> [Task statement]:
Quote every line of the material beneath this one.

> [Data extract]:
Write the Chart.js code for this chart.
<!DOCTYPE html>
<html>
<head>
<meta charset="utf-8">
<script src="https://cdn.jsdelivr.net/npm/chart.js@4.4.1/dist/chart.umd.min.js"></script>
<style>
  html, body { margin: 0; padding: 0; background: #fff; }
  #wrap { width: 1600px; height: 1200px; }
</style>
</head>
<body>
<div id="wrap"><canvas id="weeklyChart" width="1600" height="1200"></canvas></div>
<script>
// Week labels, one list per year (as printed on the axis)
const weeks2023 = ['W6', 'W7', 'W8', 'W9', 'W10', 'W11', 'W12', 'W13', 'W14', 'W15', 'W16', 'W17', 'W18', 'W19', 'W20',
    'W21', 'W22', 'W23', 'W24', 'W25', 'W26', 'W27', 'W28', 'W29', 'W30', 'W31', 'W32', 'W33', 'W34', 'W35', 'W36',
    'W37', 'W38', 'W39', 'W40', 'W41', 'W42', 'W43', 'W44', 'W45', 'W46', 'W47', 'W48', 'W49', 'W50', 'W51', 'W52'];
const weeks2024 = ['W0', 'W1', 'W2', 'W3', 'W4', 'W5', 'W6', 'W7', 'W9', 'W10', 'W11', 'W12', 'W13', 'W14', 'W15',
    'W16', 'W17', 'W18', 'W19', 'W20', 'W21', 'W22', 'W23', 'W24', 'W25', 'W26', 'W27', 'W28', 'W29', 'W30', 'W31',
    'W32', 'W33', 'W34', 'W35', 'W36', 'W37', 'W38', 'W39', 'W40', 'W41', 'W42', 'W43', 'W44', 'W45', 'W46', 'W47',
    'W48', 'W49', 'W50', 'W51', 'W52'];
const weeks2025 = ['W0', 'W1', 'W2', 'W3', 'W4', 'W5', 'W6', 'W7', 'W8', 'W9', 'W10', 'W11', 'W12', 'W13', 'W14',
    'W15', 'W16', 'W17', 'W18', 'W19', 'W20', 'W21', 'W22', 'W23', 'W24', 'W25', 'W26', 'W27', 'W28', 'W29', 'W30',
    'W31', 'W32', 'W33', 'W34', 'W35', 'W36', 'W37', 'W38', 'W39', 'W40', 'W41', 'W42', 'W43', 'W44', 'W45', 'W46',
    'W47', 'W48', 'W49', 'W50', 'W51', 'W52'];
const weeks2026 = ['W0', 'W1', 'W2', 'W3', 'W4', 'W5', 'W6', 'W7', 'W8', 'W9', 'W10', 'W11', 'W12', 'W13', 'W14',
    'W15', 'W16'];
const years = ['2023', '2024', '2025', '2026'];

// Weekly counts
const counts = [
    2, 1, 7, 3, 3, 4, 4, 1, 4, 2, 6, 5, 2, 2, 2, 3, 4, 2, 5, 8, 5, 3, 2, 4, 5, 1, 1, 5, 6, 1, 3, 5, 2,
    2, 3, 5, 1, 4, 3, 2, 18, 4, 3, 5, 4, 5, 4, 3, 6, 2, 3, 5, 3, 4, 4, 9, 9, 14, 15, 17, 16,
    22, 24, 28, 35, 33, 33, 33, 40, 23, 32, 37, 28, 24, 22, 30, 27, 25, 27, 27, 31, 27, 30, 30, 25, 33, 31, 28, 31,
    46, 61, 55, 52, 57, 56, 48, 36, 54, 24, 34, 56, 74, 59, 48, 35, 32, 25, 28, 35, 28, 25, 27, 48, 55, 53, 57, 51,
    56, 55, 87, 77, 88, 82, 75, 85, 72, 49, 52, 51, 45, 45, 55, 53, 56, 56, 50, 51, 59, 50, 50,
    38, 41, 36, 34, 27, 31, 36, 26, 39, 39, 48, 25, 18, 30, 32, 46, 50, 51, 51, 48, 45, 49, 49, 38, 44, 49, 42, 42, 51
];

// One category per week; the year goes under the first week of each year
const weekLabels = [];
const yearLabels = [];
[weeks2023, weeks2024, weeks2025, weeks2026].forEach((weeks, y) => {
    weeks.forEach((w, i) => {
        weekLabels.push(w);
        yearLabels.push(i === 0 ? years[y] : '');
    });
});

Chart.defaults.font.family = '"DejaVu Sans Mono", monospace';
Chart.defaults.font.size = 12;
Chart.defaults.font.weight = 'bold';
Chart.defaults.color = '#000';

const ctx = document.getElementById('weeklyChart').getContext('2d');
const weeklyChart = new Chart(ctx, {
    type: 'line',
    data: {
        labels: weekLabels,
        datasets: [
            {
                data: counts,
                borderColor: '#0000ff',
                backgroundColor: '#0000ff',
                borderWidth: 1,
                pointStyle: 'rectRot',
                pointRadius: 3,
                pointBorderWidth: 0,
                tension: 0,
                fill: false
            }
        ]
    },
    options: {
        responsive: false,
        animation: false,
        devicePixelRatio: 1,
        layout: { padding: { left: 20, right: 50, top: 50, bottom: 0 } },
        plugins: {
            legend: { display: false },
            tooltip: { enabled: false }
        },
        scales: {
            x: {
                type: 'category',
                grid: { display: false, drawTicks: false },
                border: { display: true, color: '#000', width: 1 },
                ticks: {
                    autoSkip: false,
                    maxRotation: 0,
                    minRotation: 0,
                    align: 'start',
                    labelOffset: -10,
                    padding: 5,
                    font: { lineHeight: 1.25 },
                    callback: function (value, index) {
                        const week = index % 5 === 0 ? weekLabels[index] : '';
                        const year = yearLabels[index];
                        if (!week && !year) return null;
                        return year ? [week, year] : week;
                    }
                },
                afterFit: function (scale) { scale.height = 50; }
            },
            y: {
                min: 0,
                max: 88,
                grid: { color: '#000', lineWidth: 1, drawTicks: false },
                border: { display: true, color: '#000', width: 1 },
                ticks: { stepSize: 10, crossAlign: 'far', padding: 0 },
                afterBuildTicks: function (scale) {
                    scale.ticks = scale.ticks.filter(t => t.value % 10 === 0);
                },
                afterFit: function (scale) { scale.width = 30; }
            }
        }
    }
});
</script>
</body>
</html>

> [Final result]:
Write the Chart.js code for this chart.
<!DOCTYPE html>
<html>
<head>
<meta charset="utf-8">
<script src="https://cdn.jsdelivr.net/npm/chart.js@4.4.1/dist/chart.umd.min.js"></script>
<style>
  html, body { margin: 0; padding: 0; background: #fff; }
  #wrap { width: 1600px; height: 1200px; }
</style>
</head>
<body>
<div id="wrap"><canvas id="weeklyChart" width="1600" height="1200"></canvas></div>
<script>
// Week labels, one list per year (as printed on the axis)
const weeks2023 = ['W6', 'W7', 'W8', 'W9', 'W10', 'W11', 'W12', 'W13', 'W14', 'W15', 'W16', 'W17', 'W18', 'W19', 'W20',
    'W21', 'W22', 'W23', 'W24', 'W25', 'W26', 'W27', 'W28', 'W29', 'W30', 'W31', 'W32', 'W33', 'W34', 'W35', 'W36',
    'W37', 'W38', 'W39', 'W40', 'W41', 'W42', 'W43', 'W44', 'W45', 'W46', 'W47', 'W48', 'W49', 'W50', 'W51', 'W52'];
const weeks2024 = ['W0', 'W1', 'W2', 'W3', 'W4', 'W5', 'W6', 'W7', 'W9', 'W10', 'W11', 'W12', 'W13', 'W14', 'W15',
    'W16', 'W17', 'W18', 'W19', 'W20', 'W21', 'W22', 'W23', 'W24', 'W25', 'W26', 'W27', 'W28', 'W29', 'W30', 'W31',
    'W32', 'W33', 'W34', 'W35', 'W36', 'W37', 'W38', 'W39', 'W40', 'W41', 'W42', 'W43', 'W44', 'W45', 'W46', 'W47',
    'W48', 'W49', 'W50', 'W51', 'W52'];
const weeks2025 = ['W0', 'W1', 'W2', 'W3', 'W4', 'W5', 'W6', 'W7', 'W8', 'W9', 'W10', 'W11', 'W12', 'W13', 'W14',
    'W15', 'W16', 'W17', 'W18', 'W19', 'W20', 'W21', 'W22', 'W23', 'W24', 'W25', 'W26', 'W27', 'W28', 'W29', 'W30',
    'W31', 'W32', 'W33', 'W34', 'W35', 'W36', 'W37', 'W38', 'W39', 'W40', 'W41', 'W42', 'W43', 'W44', 'W45', 'W46',
    'W47', 'W48', 'W49', 'W50', 'W51', 'W52'];
const weeks2026 = ['W0', 'W1', 'W2', 'W3', 'W4', 'W5', 'W6', 'W7', 'W8', 'W9', 'W10', 'W11', 'W12', 'W13', 'W14',
    'W15', 'W16'];
const years = ['2023', '2024', '2025', '2026'];

// Weekly counts
const counts = [
    2, 1, 7, 3, 3, 4, 4, 1, 4, 2, 6, 5, 2, 2, 2, 3, 4, 2, 5, 8, 5, 3, 2, 4, 5, 1, 1, 5, 6, 1, 3, 5, 2,
    2, 3, 5, 1, 4, 3, 2, 18, 4, 3, 5, 4, 5, 4, 3, 6, 2, 3, 5, 3, 4, 4, 9, 9, 14, 15, 17, 16,
    22, 24, 28, 35, 33, 33, 33, 40, 23, 32, 37, 28, 24, 22, 30, 27, 25, 27, 27, 31, 27, 30, 30, 25, 33, 31, 28, 31,
    46, 61, 55, 52, 57, 56, 48, 36, 54, 24, 34, 56, 74, 59, 48, 35, 32, 25, 28, 35, 28, 25, 27, 48, 55, 53, 57, 51,
    56, 55, 87, 77, 88, 82, 75, 85, 72, 49, 52, 51, 45, 45, 55, 53, 56, 56, 50, 51, 59, 50, 50,
    38, 41, 36, 34, 27, 31, 36, 26, 39, 39, 48, 25, 18, 30, 32, 46, 50, 51, 51, 48, 45, 49, 49, 38, 44, 49, 42, 42, 51
];

// One category per week; the year goes under the first week of each year
const weekLabels = [];
const yearLabels = [];
[weeks2023, weeks2024, weeks2025, weeks2026].forEach((weeks, y) => {
    weeks.forEach((w, i) => {
        weekLabels.push(w);
        yearLabels.push(i === 0 ? years[y] : '');
    });
});

Chart.defaults.font.family = '"DejaVu Sans Mono", monospace';
Chart.defaults.font.size = 12;
Chart.defaults.font.weight = 'bold';
Chart.defaults.color = '#000';

const ctx = document.getElementById('weeklyChart').getContext('2d');
const weeklyChart = new Chart(ctx, {
    type: 'line',
    data: {
        labels: weekLabels,
        datasets: [
            {
                data: counts,
                borderColor: '#0000ff',
                backgroundColor: '#0000ff',
                borderWidth: 1,
                pointStyle: 'rectRot',
                pointRadius: 3,
                pointBorderWidth: 0,
                tension: 0,
                fill: false
            }
        ]
    },
    options: {
        responsive: false,
        animation: false,
        devicePixelRatio: 1,
        layout: { padding: { left: 20, right: 50, top: 50, bottom: 0 } },
        plugins: {
            legend: { display: false },
            tooltip: { enabled: false }
        },
        scales: {
            x: {
                type: 'category',
                grid: { display: false, drawTicks: false },
                border: { display: true, color: '#000', width: 1 },
                ticks: {
                    autoSkip: false,
                    maxRotation: 0,
                    minRotation: 0,
                    align: 'start',
                    labelOffset: -10,
                    padding: 5,
                    font: { lineHeight: 1.25 },
                    callback: function (value, index) {
                        const week = index % 5 === 0 ? weekLabels[index] : '';
                        const year = yearLabels[index];
                        if (!week && !year) return null;
                        return year ? [week, year] : week;
                    }
                },
                afterFit: function (scale) { scale.height = 50; }
            },
            y: {
                min: 0,
                max: 88,
                grid: { color: '#000', lineWidth: 1, drawTicks: false },
                border: { display: true, color: '#000', width: 1 },
                ticks: { stepSize: 10, crossAlign: 'far', padding: 0 },
                afterBuildTicks: function (scale) {
                    scale.ticks = scale.ticks.filter(t => t.value % 10 === 0);
                },
                afterFit: function (scale) { scale.width = 30; }
            }
        }
    }
});
</script>
</body>
</html>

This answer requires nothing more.